Marketers also need to close the loop, when possible, using customer relationship managment, analytics and other IT tools and best practices in integrated, end-to-end, data-driven marketing efforts that help ensure that those efforts are getting results. That’s not happening at all schools. At some, marketing efforts are fragmented, with data from marketing, institutional advancement and admissions departments residing in different functional silos. Data sharing faces cultural resistance. Even when everyone is on the same page, however, organizations face budgetary and technical hurdles in integrating that data.
I saw many tactical tools and approaches on display, using social media, analytics and mobile, but in one presentation the marketing people admitted that they weren’t able to integrate data from admissions to tell which prospective candidates brought in by marketing programs actually applied and which were accepted. While presenters spoke about successes in online video, social media and other technology-focused initiatives, others in the audience wondered aloud where they would get the staff time and money to fund such efforts.
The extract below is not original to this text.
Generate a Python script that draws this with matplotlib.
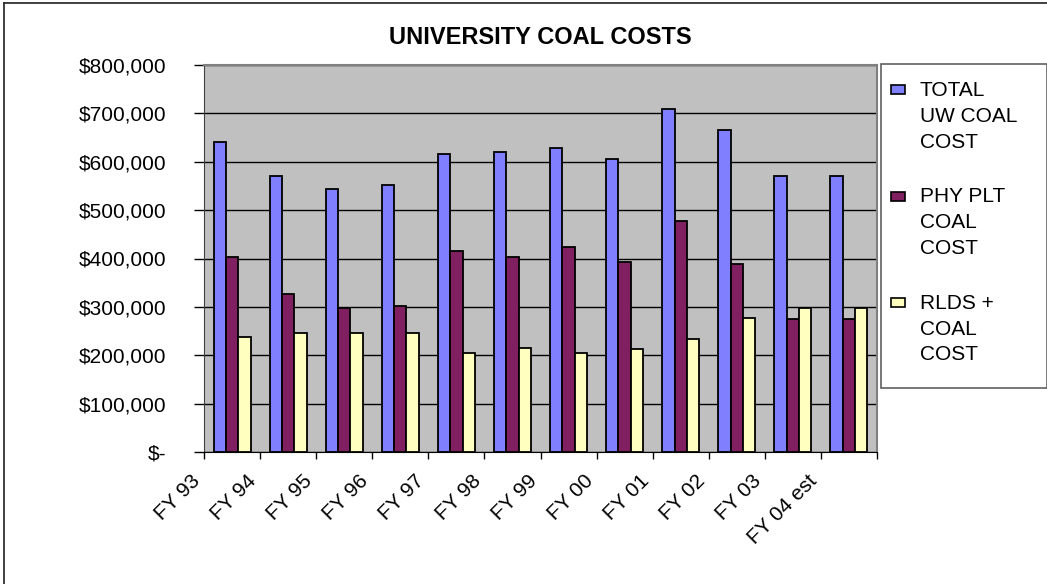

And while I heard much talk about analytics, most of it here focused on free tools available online from Google, with Google Analytics, Facebook and others. “Higher education is ten years behind the market when it come to the use of analytics,” said one attendee. Another said that, with data in isolated in departmental silos, she and colleagues at other colleges often rely on their IT groups to provide at least some basic statistical information. Meanwhile, for-profit colleges such as the University of Phoenix are investing heavily in search, mobile, social media, analytics and other marketing tools.
I did run across one non-profit, Excelsior College, that has invested in business intelligence and building predictive models to help it target marketing dollars to those prospects most likely to enroll. But the online distance learning college has no brick-and-mortar campus overhead, which may help to explain how it has been able to make the investment.
What’s generating the most interest right now in searches are small, non-profit schools, traditional non-profit schools with online programs, and the MOOCs, Mascott says. That there’s opportunity for the small players is good news, he says. For the vast majority of non-profit higher education institutions that don't fit that profile, however, staking out a differentiated value proposition, integrating marketing efforts, and using technology to efficiently find and establish a dialog with prospective customers could be a key to survival.